LaDonna Harris in the backyard of her house, Albuquerque New Mexico, Christmas Eve, 2012.

"LaDonna Harris tours Oklahoma continually, advising Indian families." April 1967, photo by John Vachon.

"The Indian is still fighting," LOOK wrote in April 1967. "Seventy-six years after the Battle of Wounded Knee (his last military gasp), he is still trying to find his place in a land of people who remain as strange to him as when they walked west behind oxen. The Indian is at the absolute bottom of the totem pole. He dies at 43, 20 years before the rest of us. He lives on $30 a week (a Negro in Watts earns $64). He never got through grade school (half of all Indians drop out) and rarely has a job (40 to 75 percent, depending upon the locale, are unemployed) because there isn't any."

One bright spot, according to LOOK, was the half-Comanche wife of newly-elected U.S. Sen. Fred Harris from Oklahoma. She was soon in the process of taking Washington by storm. LOOK described her as "tough, smart, angry." She also was, and is, charming and engaging. As the Senator and his wife made the rounds of Washington, she found both elected officials and staff who were eager for first-hand knowledge of Indian Country. "We started giving 'Indian 101' classes," she remembers.

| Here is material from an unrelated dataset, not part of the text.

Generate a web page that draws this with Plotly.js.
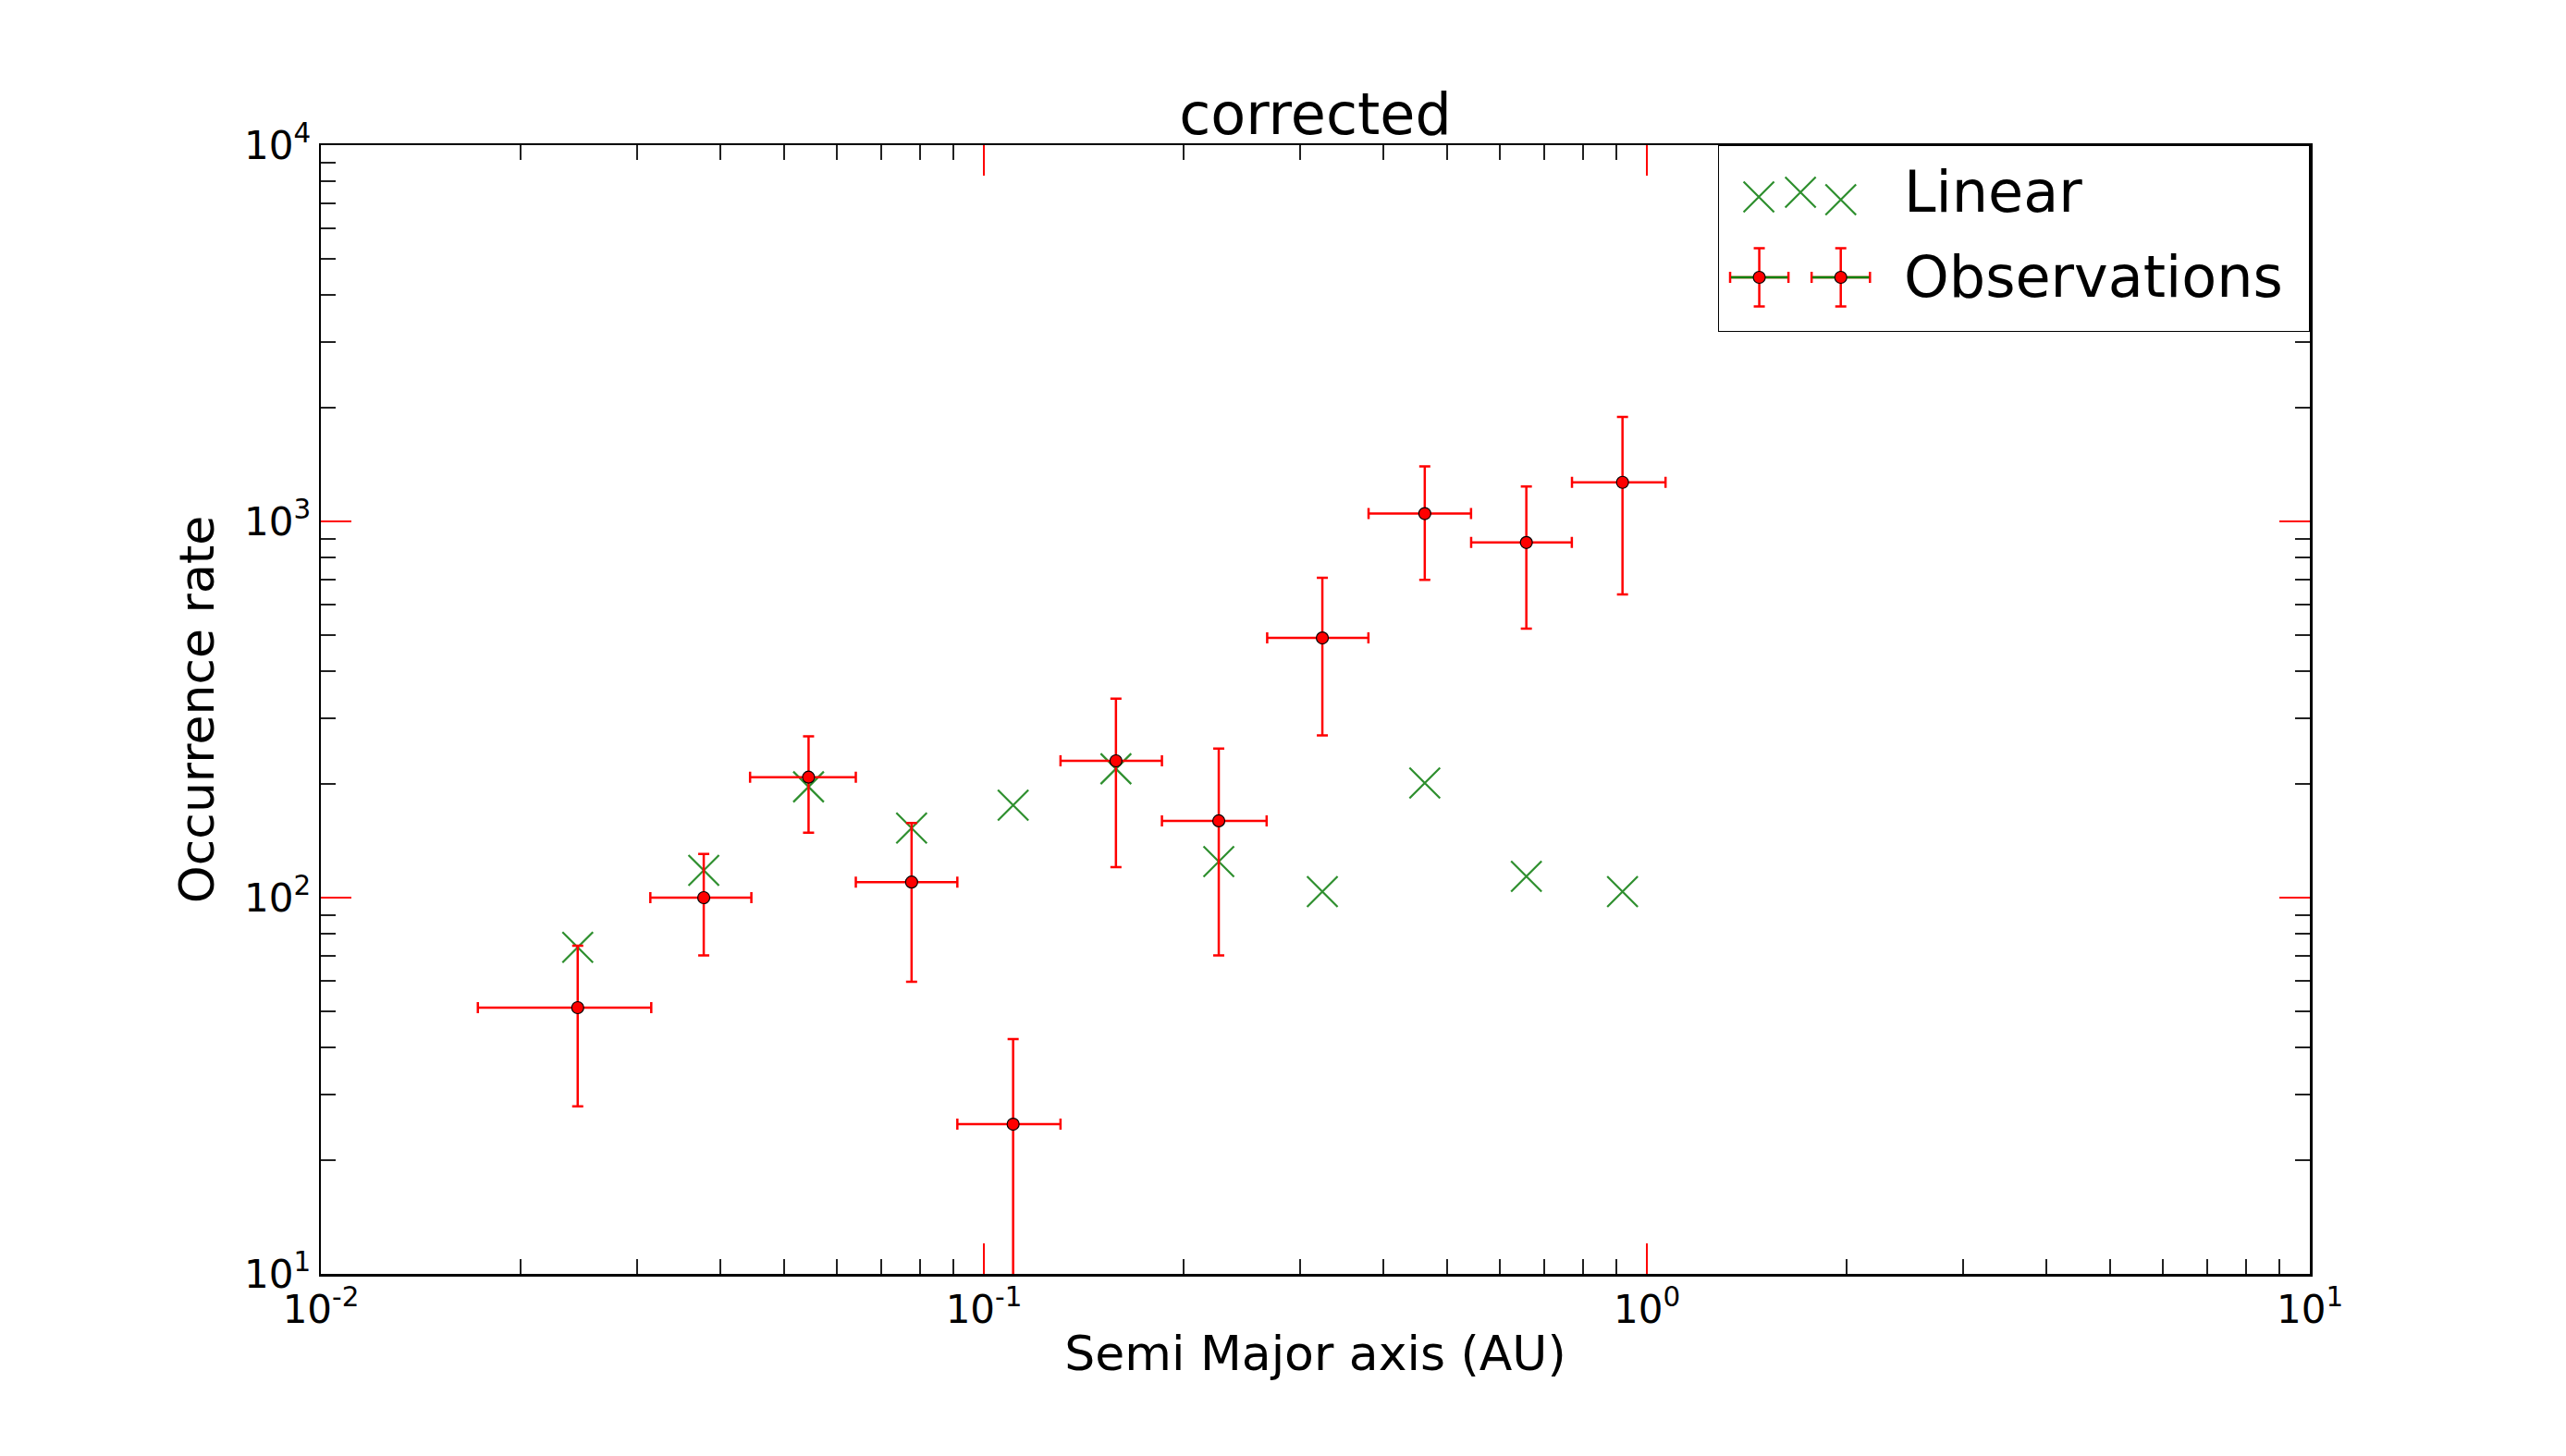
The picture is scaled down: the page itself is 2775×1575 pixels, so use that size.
<!DOCTYPE html>
<html>
<head>
<meta charset="utf-8">
<script src="https://cdn.plot.ly/plotly-3.0.1.min.js"></script>
<style>
  html, body { margin: 0; padding: 0; background: #fff; }
  #chart { width: 2775px; height: 1575px; }
</style>
</head>
<body>
<div id="chart"></div>
<script>
// ---- data ----
const semiMajor  = [0.0244, 0.0378, 0.0544, 0.0778, 0.1107, 0.1582, 0.2261, 0.324, 0.4624, 0.658, 0.9189];
const binLow     = [0.01725, 0.0314, 0.0444, 0.0641, 0.0912, 0.1305, 0.1856, 0.2675, 0.3804, 0.5432, 0.771];
const binHigh    = [0.0315, 0.0446, 0.0641, 0.0912, 0.1305, 0.1856, 0.267, 0.3802, 0.543, 0.7706, 1.067];
const obsRate    = [51, 100, 209, 110, 25, 231, 160, 490, 1049, 879, 1270];
const obsUpper   = [74.5, 130.6, 268.5, 158, 42.1, 338, 249, 708, 1401, 1238, 1896];
const obsLower   = [27.9, 70.2, 148.8, 59.8, 5, 120.5, 70.2, 270, 699, 519, 640];
const linearRate = [73.8, 118.2, 197, 153, 176, 220, 124.7, 103.7, 201.7, 113.9, 103.7];

const xTickVals = [0.01, 0.1, 1, 10];
const xTickText = ['10<sup>-2</sup>', '10<sup>-1</sup>', '10<sup>0</sup>', '10<sup>1</sup>'];
const yTickVals = [10, 100, 1000, 10000];
const yTickText = ['10<sup>1</sup>', '10<sup>2</sup>', '10<sup>3</sup>', '10<sup>4</sup>'];

const titleText = 'corrected';
const xTitle = 'Semi Major axis (AU)';
const yTitle = 'Occurrence rate';
const legendNames = ['Linear', 'Observations'];

// minor ticks (2..9 per decade)
function minorTicks(d0, d1) {
  const out = [];
  for (let d = d0; d < d1; d++) for (let k = 2; k <= 9; k++) out.push(k * Math.pow(10, d));
  return out;
}

const FONT = 'DejaVu Sans, Liberation Sans, sans-serif';
const RED = '#ff0000';
const GREEN = '#2e8f2e';

const errPlus  = binHigh.map((v, i) => v - semiMajor[i]);
const errMinus = binLow.map((v, i) => semiMajor[i] - v);
const yPlus  = obsUpper.map((v, i) => v - obsRate[i]);
const yMinus = obsLower.map((v, i) => obsRate[i] - v);

const traces = [
  {
    x: semiMajor, y: linearRate, type: 'scatter', mode: 'markers', name: legendNames[0],
    showlegend: false,
    marker: { symbol: 'x-thin', size: 33, color: GREEN, line: { color: GREEN, width: 2.2 } },
    xaxis: 'x', yaxis: 'y'
  },
  {
    x: semiMajor, y: obsRate, type: 'scatter', mode: 'markers', name: legendNames[1],
    showlegend: false,
    error_x: { type: 'data', array: errPlus, arrayminus: errMinus, symmetric: false,
               color: RED, thickness: 2.5, width: 6 },
    error_y: { type: 'data', array: yPlus, arrayminus: yMinus, symmetric: false,
               color: RED, thickness: 2.5, width: 6 },
    marker: { symbol: 'circle', size: 13, color: RED, line: { color: '#000', width: 1.2 } },
    xaxis: 'x', yaxis: 'y'
  },
  // ---- custom legend glyphs (in legend-box pixel space) ----
  {
    x: [1902, 1947, 1990.5], y: [213, 208, 216], type: 'scatter', mode: 'markers',
    showlegend: false, hoverinfo: 'skip',
    marker: { symbol: 'x-thin', size: 33, color: GREEN, line: { color: GREEN, width: 2.2 } },
    xaxis: 'x2', yaxis: 'y2'
  },
  {
    x: [1902.5, 1990.5], y: [300, 300], type: 'scatter', mode: 'markers',
    showlegend: false, hoverinfo: 'skip',
    error_x: { type: 'constant', value: 31.5, color: RED, thickness: 2.5, width: 6 },
    error_y: { type: 'constant', value: 31.5, color: RED, thickness: 2.5, width: 6 },
    marker: { size: 0.1, color: RED },
    xaxis: 'x2', yaxis: 'y2'
  },
  {
    x: [1872, 1933, null, 1960, 2021], y: [300, 300, null, 300, 300], type: 'scatter', mode: 'lines',
    showlegend: false, hoverinfo: 'skip',
    line: { color: '#008000', width: 2.5 },
    xaxis: 'x2', yaxis: 'y2'
  },
  {
    x: [1902.5, 1990.5], y: [300, 300], type: 'scatter', mode: 'markers',
    showlegend: false, hoverinfo: 'skip',
    marker: { symbol: 'circle', size: 13, color: RED, line: { color: '#000', width: 1.2 } },
    xaxis: 'x2', yaxis: 'y2'
  }
];

const axisCommon = {
  showline: true, linecolor: '#000', linewidth: 2.5, mirror: 'allticks',
  ticks: 'inside', ticklen: 33, tickwidth: 2, tickcolor: RED,
  showgrid: false, zeroline: false,
  tickfont: { family: FONT, size: 42, color: '#000' },
  tickmode: 'array'
};

const layout = {
  width: 2775, height: 1575,
  paper_bgcolor: '#fff', plot_bgcolor: '#fff',
  margin: { l: 347, r: 277, t: 157, b: 197 },
  showlegend: false,
  title: {
    text: titleText, font: { family: FONT, size: 62, color: '#000' },
    x: 0.5, xref: 'paper', xanchor: 'center',
    y: 1, yref: 'paper', yanchor: 'bottom', pad: { b: 12 }
  },
  xaxis: Object.assign({}, axisCommon, {
    type: 'log', range: [-2, 1], tickvals: xTickVals, ticktext: xTickText,
    minor: { tickmode: 'array', tickvals: minorTicks(-2, 1), ticks: 'inside', ticklen: 16, tickwidth: 2, tickcolor: '#222', showgrid: false },
    title: { text: xTitle, font: { family: FONT, size: 52, color: '#000' }, standoff: 6 },
    anchor: 'y', domain: [0, 1]
  }),
  yaxis: Object.assign({}, axisCommon, {
    type: 'log', range: [1, 4], tickvals: yTickVals, ticktext: yTickText,
    minor: { tickmode: 'array', tickvals: minorTicks(1, 4), ticks: 'inside', ticklen: 16, tickwidth: 2, tickcolor: '#222', showgrid: false },
    title: { text: yTitle, font: { family: FONT, size: 52, color: '#000' }, standoff: 16 },
    anchor: 'x', domain: [0, 1]
  }),
  xaxis2: { domain: [(1858 - 347) / 2151, 1], range: [1858, 2497], anchor: 'y2', visible: false, fixedrange: true },
  yaxis2: { domain: [(1378 - 359) / 1221, 1], range: [359, 157], anchor: 'x2', visible: false, fixedrange: true },
  shapes: [
    { type: 'rect', xref: 'x2', yref: 'y2', x0: 1858, x1: 2497, y0: 157, y1: 359,
      line: { color: '#000', width: 2 }, fillcolor: 'rgba(0,0,0,0)', layer: 'above' }
  ],
  annotations: [
    { text: legendNames[0], xref: 'x2', yref: 'y2', x: 2057, y: 207, xanchor: 'left', yanchor: 'middle',
      showarrow: false, font: { family: FONT, size: 62, color: '#000' } },
    { text: legendNames[1], xref: 'x2', yref: 'y2', x: 2057, y: 299, xanchor: 'left', yanchor: 'middle',
      showarrow: false, font: { family: FONT, size: 62, color: '#000' } }
  ]
};

Plotly.newPlot('chart', traces, layout, { staticPlot: true, displayModeBar: false });
</script>
</body>
</html>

The late-60s was a time when Harris could spend part of the day with President Lyndon Johnson, and the evening would watch her daughter, Kathryn, organize anti-war protests around the kitchen table. "They would all have wet handkerchiefs and they were all preparing. It would just break your heart," Harris says, with tears coming to her eyes. "I still get emotional about it. To see them preparing to go demonstrate, with the idea that they would be tear-gassed. So, those were terrible times, actually."